L’ultima polemica fra toghe e politica sarà pure eccessiva nel tono e nel contenuto, ma rende bene l’idea. L’idea che la vera priorità del momento è una sola per tutti: come iniettare robuste dosi di rettitudine nella cosa pubblica.

Certo, fa specie sentire da Rodolfo Sabelli, il presidente dell’Anm, che è il sindacato dei magistrati, dire “dallo Stato schiaffi ai pubblici ministeri e carezze ai corrotti”. Con l’inevitabile e dura reazione del presidente del Consiglio, Matteo Renzi: “Frasi false e tristi”.

Generalizzare è sempre sbagliato, sembra il ritornello del “piove, governo ladro” per far sfogare l’indignazione della gente contro il marcio nel Palazzo. Ma tolto il facile qualunquismo dalla discussione, resta l’indignazione, che è autentica, fondata e soprattutto crescente fra i cittadini.

L’appena esplosa inchiesta “appalti a Firenze”, com’è ormai battezzata, arriva dopo un giro d’Italia di scandali che scoppiano quando meno te l’aspetti. Uno non fa in tempo a girarsi, e a girare la pagina del giornale, che scopre ogni genere d’accusa di corruzione dilagante. E a poco serve la solita premessa che tutti sono presunti innocenti fino a sentenza contraria e definitiva.
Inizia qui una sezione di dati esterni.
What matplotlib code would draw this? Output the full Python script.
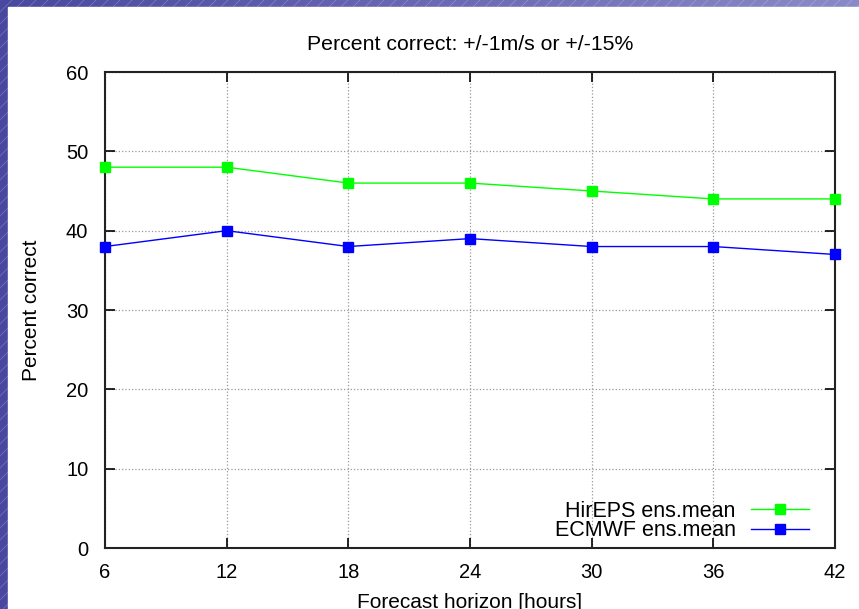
import numpy as np
import matplotlib.pyplot as plt
from matplotlib.patches import Rectangle
from matplotlib.colors import LinearSegmentedColormap

plt.rcParams['font.family'] = ['Liberation Sans', 'DejaVu Sans']

# Data
hours = [6, 12, 18, 24, 30, 36, 42]
hireps = [48, 48, 46, 46, 45, 44, 44]
ecmwf = [38, 40, 38, 39, 38, 38, 37]

W, H = 859, 609
fig = plt.figure(figsize=(W / 100, H / 100), dpi=100)

# background: blue gradient with thin diagonal stripes
bg = fig.add_axes([0, 0, 1, 1])
bg.set_xlim(0, W)
bg.set_ylim(H, 0)
bg.axis('off')
grad = np.linspace(0, 1, 256).reshape(1, -1)
cmap = LinearSegmentedColormap.from_list('bgc', ['#4848a0', '#8a8ac8'])
bg.imshow(grad, cmap=cmap, extent=[0, W, H, 0], aspect='auto')
for x0 in range(-H, W + 20, 12):
    bg.plot([x0, x0 + H], [H, 0], color='white', lw=0.5, alpha=0.25)
bg.add_patch(Rectangle((8, 7), W, H, color='white', zorder=5))

ax = fig.add_axes([105 / W, 1 - 548 / H, (835 - 105) / W, (548 - 72) / H])
ax.plot(hours, hireps, color='#00ff00', lw=1, marker='s', ms=6.5,
        label='HirEPS ens.mean', clip_on=False, zorder=3)
ax.plot(hours, ecmwf, color='#0000ff', lw=1, marker='s', ms=6.5,
        label='ECMWF ens.mean', clip_on=False, zorder=3)

ax.set_xlim(6, 42)
ax.set_ylim(0, 60)
ax.set_xticks(hours)
ax.set_yticks(range(0, 61, 10))
ax.tick_params(direction='in', top=True, right=True, labelsize=14.5, length=7, width=1.2)
ax.tick_params(axis='x', pad=11)
ax.tick_params(axis='y', pad=12)
ax.grid(True, linestyle=':', color='#999999', lw=0.9)
for s in ax.spines.values():
    s.set_linewidth(1.5)
    s.set_color('#222222')

ax.set_title('Percent correct: +/-1m/s or +/-15%', fontsize=15.3, pad=16)
ax.set_xlabel('Forecast horizon [hours]', fontsize=15, labelpad=8)
ax.set_ylabel('Percent correct', fontsize=15, labelpad=18)

ax.legend(loc='lower right', frameon=False, markerfirst=False, fontsize=15.5,
          handlelength=2.7, handletextpad=0.7, labelspacing=-0.05,
          borderaxespad=0.3, bbox_to_anchor=(0.985, -0.018))

fig.savefig('out.png', dpi=100)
Il ministro Maurizio Lupi non è neppure indagato, eppure il sottosegretario Graziano Delrio dice che sta valutando le dimissioni, come le opposizioni esigono perché sfiorato nell’inchiesta. Lui, il ministro, nega la volontà di abbandonare il governo e si prepara a dimostrare che è estraneo alla vicenda: “Mai chiesto favori per mio figlio”, risponde a chi li tira in ballo.

Non c’è, dunque, alcun reato nel caso specifico. C’è una questione di opportunità e di credibilità che non dovrebbe mai sfuggire a chi fa politica. Chi governa non solo dev’essere, ma anche apparire come allergico ai condizionamenti di qualunque tipo. Il che non significa pretendere la santità, che non è di questo mondo, da chi amministra lo Stato ai più vari livelli. Solo si chiede che svolga la sua funzione con rigore e senza ombre. E, nel caso incandescente di Lupi, che spieghi con parole chiare e semplici il perché dei presunti favori (lavoro e regali) che dall’inchiesta fiorentina emergerebbero a beneficio del figlio. Gli italiani sono grandicelli abbastanza per ascoltare e per capire.

Ma il fiume che comincia a scorrere dalle carte giudiziarie sulle opere pubbliche pone soprattutto due questioni: il dovere di non rinviare più la legge anti-corruzione, inasprendo le pene e dando certezza della loro applicazione. E il diritto della gente a rivendicare il valore dell’onestà, che non è passato di moda, ma è la base per ricostruire con giustizia e con onore il futuro stesso dell’Italia.